DATA EXTRACT:
╭──

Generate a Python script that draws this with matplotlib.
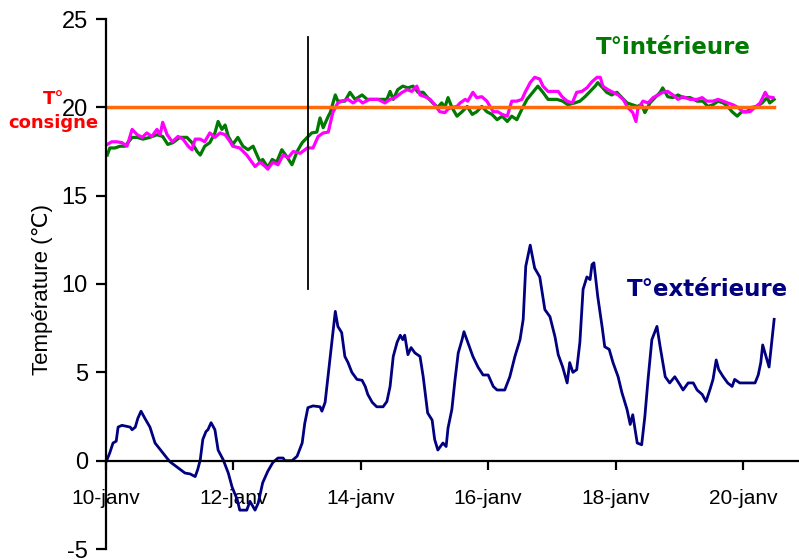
import matplotlib.pyplot as plt
from matplotlib import font_manager

# Jours depuis le 10 janvier 0h
jours_ext = [0.01, 0.06, 0.11, 0.16, 0.19, 0.25, 0.38, 0.41, 0.46, 0.50, 0.55, 0.61, 0.69, 0.77, 0.88,
             1.00, 1.11, 1.24, 1.32, 1.40, 1.44, 1.48, 1.52, 1.57, 1.60, 1.65, 1.71, 1.76, 1.84, 1.92,
             1.98, 2.06, 2.10, 2.21, 2.26, 2.34, 2.39, 2.46, 2.54, 2.62, 2.70, 2.78, 2.81, 2.92, 3.00,
             3.08, 3.12, 3.17, 3.25, 3.36, 3.39, 3.44, 3.52, 3.60, 3.64, 3.70, 3.75, 3.80, 3.86, 3.94,
             4.02, 4.07, 4.11, 4.18, 4.25, 4.35, 4.41, 4.46, 4.51, 4.57, 4.62, 4.66, 4.69, 4.74, 4.79,
             4.85, 4.93, 4.98, 5.05, 5.12, 5.16, 5.21, 5.29, 5.34, 5.37, 5.43, 5.48, 5.53, 5.59, 5.62,
             5.68, 5.76, 5.84, 5.92, 6.00, 6.08, 6.14, 6.26, 6.34, 6.42, 6.50, 6.55, 6.59, 6.66, 6.73,
             6.81, 6.89, 6.97, 7.05, 7.10, 7.17, 7.24, 7.28, 7.33, 7.39, 7.44, 7.49, 7.55, 7.60, 7.63,
             7.66, 7.72, 7.79, 7.83, 7.90, 7.96, 8.04, 8.10, 8.18, 8.23, 8.27, 8.34, 8.41, 8.46, 8.51,
             8.57, 8.65, 8.70, 8.78, 8.85, 8.93, 9.01, 9.06, 9.14, 9.22, 9.28, 9.36, 9.42, 9.48, 9.53,
             9.58, 9.62, 9.69, 9.76, 9.83, 9.87, 9.95, 10.19, 10.24, 10.28, 10.31, 10.41, 10.46, 10.49]
temp_ext = [0.0, 0.45, 1.0, 1.1, 1.9, 2.0, 1.9, 1.75, 1.9, 2.4, 2.8, 2.4, 1.9, 1.0, 0.5,
            -0.05, -0.35, -0.7, -0.75, -0.9, -0.5, 0.05, 1.2, 1.65, 1.75, 2.15, 1.75, 0.6, 0.05, -0.7,
            -1.5, -2.2, -2.8, -2.8, -2.3, -2.8, -2.4, -1.25, -0.6, -0.1, 0.15, 0.15, 0.0, 0.0, 0.25,
            1.0, 2.1, 3.0, 3.1, 3.05, 2.8, 3.3, 5.9, 8.45, 7.6, 7.25, 5.9, 5.55, 5.0, 4.6,
            4.55, 4.2, 3.75, 3.3, 3.05, 3.05, 3.35, 4.2, 5.9, 6.7, 7.1, 6.85, 7.1, 6.0, 6.4,
            6.1, 5.9, 4.75, 2.7, 2.3, 1.2, 0.6, 1.0, 0.8, 1.85, 2.9, 4.6, 6.1, 6.85, 7.3,
            6.7, 5.9, 5.3, 4.85, 4.85, 4.2, 4.0, 4.0, 4.75, 5.9, 6.85, 8.0, 11.0, 12.2, 10.9,
            10.4, 8.55, 8.15, 7.0, 6.0, 5.3, 4.4, 5.55, 5.0, 5.15, 6.7, 9.7, 10.4, 10.25, 11.1,
            11.2, 9.3, 7.55, 6.45, 6.3, 5.55, 4.75, 3.85, 2.9, 2.05, 2.6, 1.0, 0.9, 2.5, 4.6,
            6.85, 7.6, 6.45, 4.75, 4.4, 4.75, 4.3, 4.0, 4.4, 4.4, 4.0, 3.75, 3.35, 4.0, 4.6,
            5.7, 5.15, 4.75, 4.4, 4.2, 4.6, 4.4, 4.4, 4.85, 5.55, 6.55, 5.3, 7.0, 8.0]

# T° intérieure (vert)
jours_vert = [0.02, 0.06, 0.14, 0.22, 0.30, 0.41, 0.49, 0.58, 0.69, 0.80, 0.89, 0.97, 1.05, 1.16, 1.27,
              1.35, 1.43, 1.48, 1.55, 1.63, 1.71, 1.76, 1.82, 1.87, 1.92, 1.99, 2.07, 2.15, 2.23, 2.31,
              2.37, 2.42, 2.46, 2.54, 2.61, 2.68, 2.76, 2.84, 2.92, 3.00, 3.08, 3.16, 3.23, 3.31, 3.36,
              3.41, 3.49, 3.52, 3.60, 3.64, 3.75, 3.83, 3.91, 4.02, 4.10, 4.19, 4.30, 4.41, 4.46, 4.51,
              4.58, 4.66, 4.74, 4.82, 4.90, 4.98, 5.05, 5.13, 5.21, 5.27, 5.32, 5.37, 5.43, 5.51, 5.59,
              5.67, 5.75, 5.82, 5.90, 5.98, 6.06, 6.14, 6.22, 6.30, 6.37, 6.45, 6.53, 6.61, 6.70, 6.78,
              6.86, 6.94, 7.08, 7.17, 7.25, 7.36, 7.44, 7.52, 7.60, 7.68, 7.72, 7.80, 7.86, 7.94, 8.02,
              8.10, 8.18, 8.26, 8.34, 8.41, 8.46, 8.54, 8.62, 8.70, 8.74, 8.82, 8.90, 8.98, 9.06, 9.17,
              9.28, 9.37, 9.45, 9.53, 9.61, 9.69, 9.76, 9.83, 9.91, 9.98, 10.06, 10.14, 10.22, 10.30, 10.38,
              10.42, 10.49]
temp_vert = [17.3, 17.7, 17.7, 17.8, 17.8, 18.3, 18.3, 18.2, 18.3, 18.45, 18.35, 17.9, 18.0, 18.3, 18.3,
             18.0, 17.5, 17.3, 17.8, 18.0, 18.55, 19.2, 18.75, 19.0, 18.35, 17.9, 18.3, 17.8, 17.6, 17.8,
             17.3, 16.9, 17.05, 16.6, 17.05, 16.9, 17.6, 17.2, 16.75, 17.5, 18.0, 18.3, 18.55, 18.6, 19.4,
             18.85, 19.5, 19.7, 20.7, 20.35, 20.35, 20.85, 20.45, 20.7, 20.45, 20.45, 20.45, 20.45, 20.9, 20.45,
             21.0, 21.2, 21.1, 21.2, 20.85, 20.85, 20.55, 20.25, 20.0, 20.25, 20.0, 20.55, 20.0, 19.5, 19.75,
             20.05, 19.6, 19.75, 20.05, 19.75, 19.6, 19.3, 19.5, 19.2, 19.5, 19.3, 19.9, 20.45, 20.85, 21.2,
             20.85, 20.45, 20.45, 20.35, 20.15, 20.25, 20.35, 20.6, 20.9, 21.2, 21.4, 21.1, 20.85, 20.7, 20.85,
             20.55, 20.25, 20.15, 20.05, 20.15, 19.7, 20.25, 20.55, 20.85, 21.1, 20.6, 20.55, 20.7, 20.55, 20.55,
             20.35, 20.35, 20.05, 20.15, 20.35, 20.25, 20.05, 19.75, 19.5, 19.75, 19.75, 20.0, 20.05, 20.25, 20.55,
             20.25, 20.45]

# T° intérieure (rose)
jours_rose = [0.02, 0.09, 0.17, 0.25, 0.33, 0.41, 0.49, 0.57, 0.64, 0.72, 0.80, 0.85, 0.89, 0.96, 1.04,
              1.13, 1.21, 1.29, 1.35, 1.40, 1.48, 1.55, 1.63, 1.71, 1.79, 1.87, 1.95, 1.99, 2.10, 2.21,
              2.29, 2.34, 2.42, 2.50, 2.54, 2.62, 2.70, 2.78, 2.86, 2.94, 3.05, 3.16, 3.25, 3.33, 3.41,
              3.49, 3.56, 3.64, 3.70, 3.80, 3.88, 3.96, 4.03, 4.14, 4.27, 4.38, 4.46, 4.54, 4.65, 4.73,
              4.80, 4.88, 4.93, 5.01, 5.09, 5.16, 5.24, 5.32, 5.37, 5.43, 5.51, 5.56, 5.64, 5.68, 5.76,
              5.82, 5.90, 5.98, 6.03, 6.08, 6.15, 6.22, 6.30, 6.37, 6.45, 6.53, 6.58, 6.66, 6.73, 6.81,
              6.86, 6.94, 7.10, 7.16, 7.24, 7.32, 7.39, 7.47, 7.55, 7.63, 7.71, 7.76, 7.80, 7.88, 7.96,
              8.04, 8.12, 8.19, 8.27, 8.32, 8.35, 8.43, 8.51, 8.59, 8.67, 8.74, 8.82, 8.90, 8.98, 9.06,
              9.17, 9.28, 9.36, 9.43, 9.53, 9.61, 9.69, 9.76, 9.84, 9.92, 10.00, 10.11, 10.19, 10.27, 10.35,
              10.39, 10.47]
temp_rose = [17.9, 18.05, 18.05, 18.0, 17.8, 18.75, 18.45, 18.3, 18.55, 18.35, 18.75, 18.45, 19.15, 18.45, 18.05,
             18.35, 18.2, 17.8, 17.6, 18.2, 18.2, 18.05, 18.55, 18.3, 18.55, 18.45, 18.05, 17.8, 17.7, 17.3,
             16.9, 16.65, 16.9, 16.65, 16.5, 16.9, 16.75, 17.3, 17.15, 17.5, 17.4, 17.7, 17.7, 18.35, 18.55,
             18.6, 19.7, 20.25, 20.35, 20.45, 20.25, 20.45, 20.25, 20.45, 20.45, 20.25, 20.45, 20.55, 20.85, 21.0,
             20.9, 21.2, 20.7, 20.6, 20.45, 20.15, 19.75, 19.7, 19.9, 20.0, 20.05, 20.25, 20.45, 20.35, 20.85,
             20.55, 20.6, 20.35, 20.05, 19.75, 19.75, 19.6, 19.5, 20.35, 20.35, 20.45, 20.85, 21.4, 21.7, 21.6,
             21.2, 20.9, 20.9, 20.6, 20.35, 20.25, 20.85, 20.9, 21.1, 21.45, 21.7, 21.7, 21.2, 21.0, 20.85,
             20.7, 20.45, 20.0, 19.7, 19.2, 19.9, 20.35, 20.25, 20.55, 20.7, 20.85, 20.9, 20.7, 20.45, 20.6,
             20.45, 20.45, 20.55, 20.35, 20.35, 20.45, 20.35, 20.25, 20.15, 20.0, 19.75, 19.75, 20.0, 20.25, 20.85,
             20.6, 20.55]

consigne = 20
fin = 10.49
jour_trait = 3.17
trait_bas, trait_haut = 9.7, 24.0

tick_jours = [0, 2, 4, 6, 8, 10]
tick_labels = ['10-janv', '12-janv', '14-janv', '16-janv', '18-janv', '20-janv']
y_ticks = [-5, 0, 5, 10, 15, 20, 25]

# Police étroite type Arial Narrow si dispo
noms = {f.name for f in font_manager.fontManager.ttflist}
if 'Liberation Sans Narrow' in noms:
    police = ['Liberation Sans Narrow', 'DejaVu Sans']
    tx, ty, tl = 17, 18, 17
else:
    police = ['Liberation Sans', 'DejaVu Sans']
    tx, ty, tl = 15, 17, 16
plt.rcParams['font.family'] = police
plt.rcParams['axes.unicode_minus'] = False

fig = plt.figure(figsize=(7.99, 5.6), dpi=100)
ax = fig.add_axes([106 / 799, 11 / 560, 693 / 799, 530 / 560])

ax.plot(jours_ext, temp_ext, color='#000080', lw=2.0)
ax.plot(jours_vert, temp_vert, color='#007A00', lw=2.3)
ax.plot(jours_rose, temp_rose, color='#FF00FF', lw=2.3)
ax.plot([0, fin], [consigne, consigne], color='#FF6A0A', lw=2.5)
ax.plot([jour_trait, jour_trait], [trait_bas, trait_haut], color='black', lw=1.3)

ax.set_xlim(0, 10.88)
ax.set_ylim(-5, 25)

ax.spines['top'].set_visible(False)
ax.spines['right'].set_visible(False)
ax.spines['bottom'].set_position(('data', 0))
ax.spines['left'].set_linewidth(1.6)
ax.spines['bottom'].set_linewidth(1.6)

ax.set_xticks(tick_jours)
ax.set_xticklabels(tick_labels)
ax.set_yticks(y_ticks)
ax.tick_params(axis='x', direction='out', length=6.5, width=1.6, pad=14, labelsize=tx)
ax.tick_params(axis='y', direction='out', length=7, width=1.6, pad=6, labelsize=ty)

ax.set_ylabel('Température (℃)', fontsize=tl)
ax.yaxis.set_label_coords(-0.077, 0.49)

# Etiquettes des courbes
ax.text(8.90, 23.4, 'T°intérieure', color='#007A00', fontsize=16.5, fontweight='bold',
        family='DejaVu Sans', ha='center', va='center')
ax.text(9.44, 9.7, 'T°extérieure', color='#000080', fontsize=16.5, fontweight='bold',
        family='DejaVu Sans', ha='center', va='center')
ax.text(-0.83, 20.45, 'T°', color='#FF0000', fontsize=13, fontweight='bold',
        family='DejaVu Sans', ha='center', va='center', clip_on=False)
ax.text(-0.83, 19.1, 'consigne', color='#FF0000', fontsize=13, fontweight='bold',
        family='DejaVu Sans', ha='center', va='center', clip_on=False)

plt.savefig('out.png', dpi=100)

╰──

Each line from the top of the material through the line containing "from matplotlib import font_manager" should be reproduced exactly; please drop any images.

Generate a Python script that draws this with matplotlib.
import matplotlib.pyplot as plt
from matplotlib import font_manager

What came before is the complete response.